Opinions & Observations: Early-morning cleaning definitely helps subways
When the MTA decided earlier this month to close the subway system between 1 and 5 a.m. for cleaning, I was unsure whether this would help.
Aside from the controversial matter of the homeless in the subway system and getting them off the trains at 1 a.m., would this really help? True, in this age of coronavirus, the subways definitely need to be cleaned more often than in the past because of the dangers of possible contamination.
Still, I never thought of the subways as particularly dirty, aside from an occasional paper cup or soda bottle on the floor. I never really noticed except for particular egregious situations – I was too busy concentrating on where I was going and was usually reading a magazine or book.
Last week, I took the subway for the first time in more than a month, however, and you can really notice the difference. The MTA’s cleaning program seems to have worked. I didn’t see any candy wrappers, soda bottles, etc., either on the station platforms or in the train cars themselves. Both on the platform and in the cars, the floors looked noticeably cleaner.
There’s another way things underground have improved. In the past, the MTA has been vague about exactly when service will end when a line is undergoing repairs. For example, a placard might say “The 3 train won’t be running next weekend between 11 p.m. and 6 a.m. so workers can perform track maintenance.” But there was always confusion about when the last train would leave from any particular station.

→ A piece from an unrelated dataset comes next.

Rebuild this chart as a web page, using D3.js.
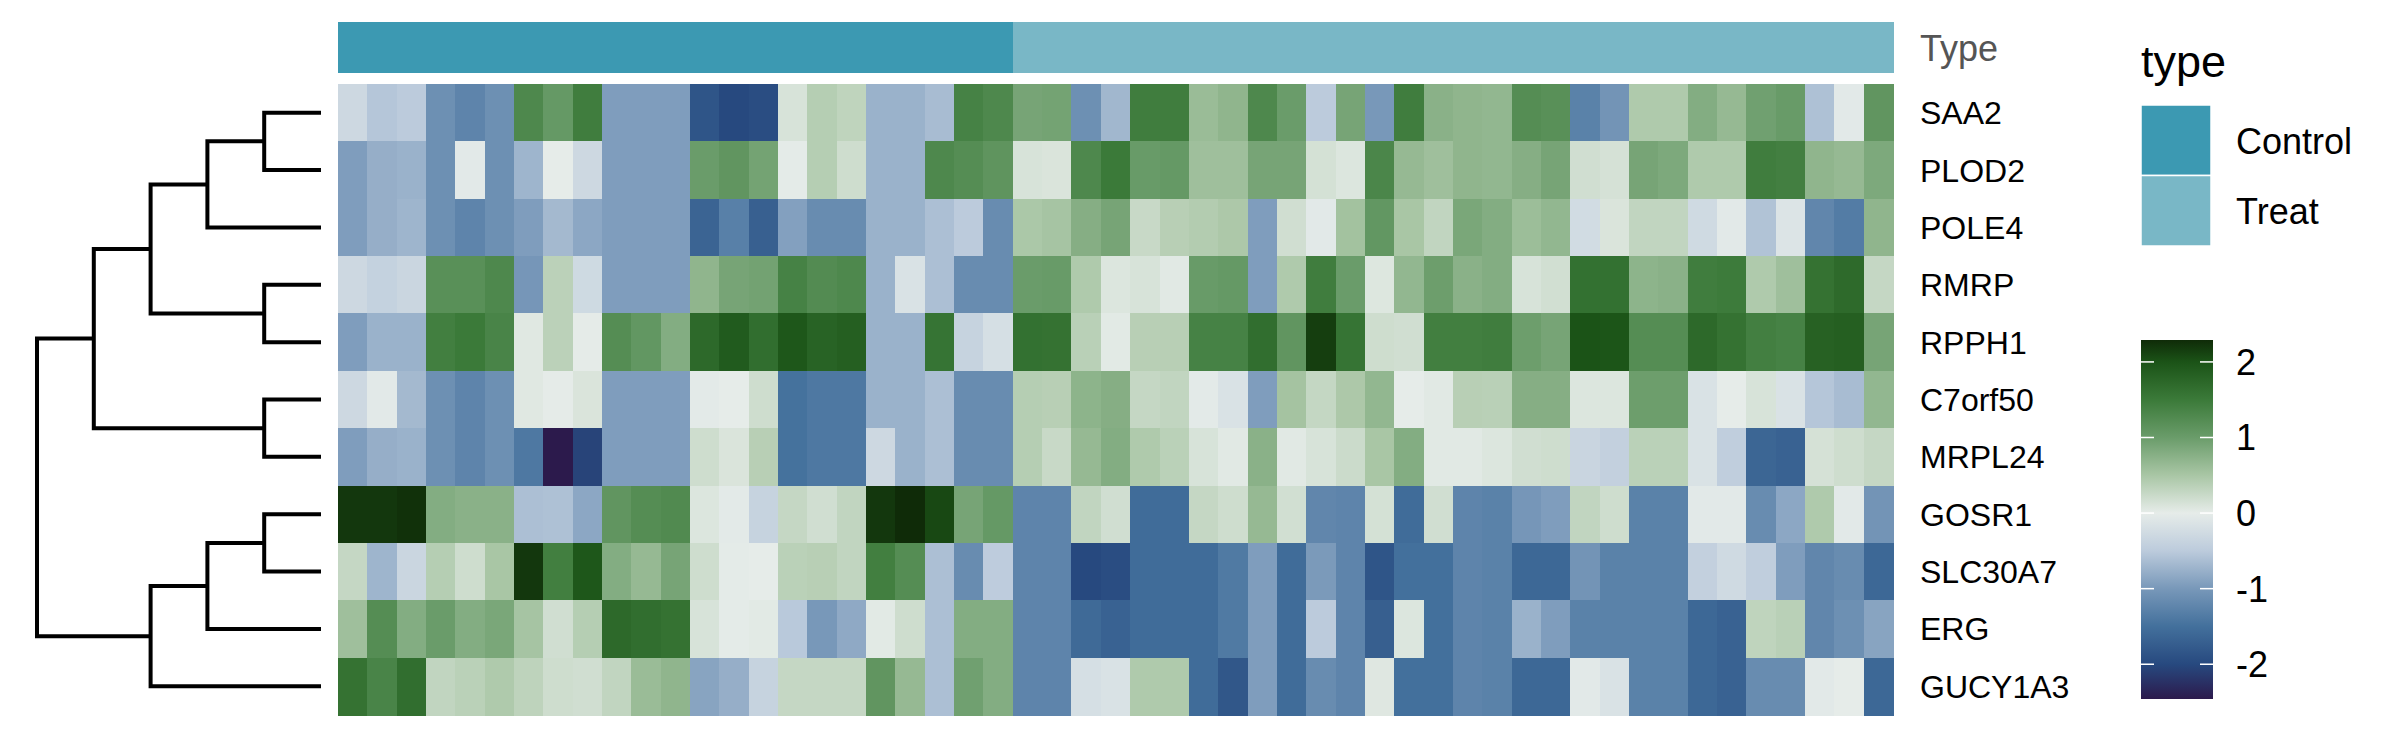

At times, I’ve gone to a station when maintenance work is being performed, only to be told that the last train left a few minutes ago. Usually, the advice they gave was something like “Take the A train one stop downtown to Jay Street, then take the F into Manhattan.”
This time, however, schedules are posted inside the stations that list the last train leaving, not only from that particular station, but from every station on the line. I was extremely impressed.
About the other alleged goal of the overnight subway shutdowns — to get the homeless off the trains — that’s the subject for another article. But as far as cleaning the system and making more information available, the subway system gets an “A” for its latest effort.